Reading Timothy Egan's The Worst Hard Time is like reading Dee Brown's Bury My Heart at Wounded Knee--you keep waiting for the story with a happy ending, but it only gets worse and worse. I thought I knew about the Dust Storms--but my idea was simplistic. I had no idea about the wheat boom that preceded the storms, a boom that caused farmers, some of the suitcase type, to plow up the prairies to plant more and more wheat. When a wheat surplus caused them to stop planting, land lay exposed--and blew away with the winds of a great drought. I didn't know either about the dust pneumonia that killed so many people--and especially children. Dead cows, butchered, were found to have starved to death because their stomachs were full of dirt and couldn't process food. And the story got more and more grim for several years--yes, it finally got better, the storms abated, but the scars remain to this day. And whole towns disappeared, never to rise again. Timothy Egan focuses on a few towns, a few famlies to make the story come alive--and it really does. This is gripping reading, and I recommend it to everyone who lives in the West.
The book also speaks to the current concern for what man is doing to the environment. The Dust Bowl was man-made, proof that man's actions do indeed impact the universe. We ought to take it as a cautionary tale today--that global warming has happened before doesn't mean we can ignore it and go our merry way burning petroleum and increasing hothouse gases. I love the comment by one Congressman (whose name unfortunately I can't remember) that being a conservative doesn't mean you have to appear to be an idiot.

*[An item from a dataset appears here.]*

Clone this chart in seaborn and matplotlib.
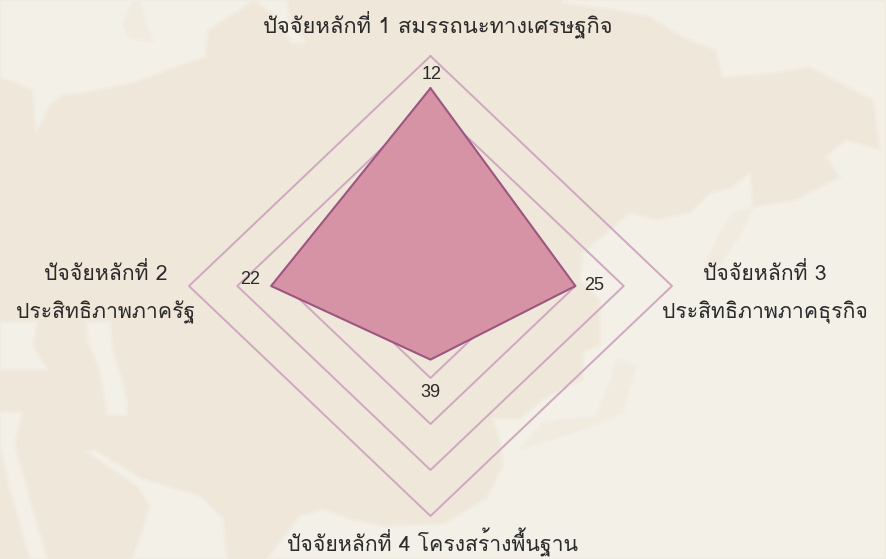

Now, I'm going from one happy note--the Dust Bowl--to another, reading more of The Omnivore's Dilemma which sent me to the range-fed livestock ranch. So far, the taste test isn't proving that a success, but I'll read what the book has to say about "organic" vegetables.
There is really a happier note--beside the fact that it's raining in Texas, at least my part--and that's that Jacob brought his mother for supper last night. At slightly over nine months, he's standing for a few seconds without holding on to anything and walking a good distance if you hold both his hands. He'll be running around before we know it. He is, as always, extraordinarily happy and cheerful. Now he has a new trick that drives his mom wild--he refuses to lie still while his diaper is changed, but twists and turns--and he's strong enough that it's a problem
Jordan and I began to plan a busy spring--Easter and then Jacob's dedicaton at the church on Mother's Day (followed by a luncheon at my house for all involved). And we even began to think about Christmas. Yeah, I plan ahead.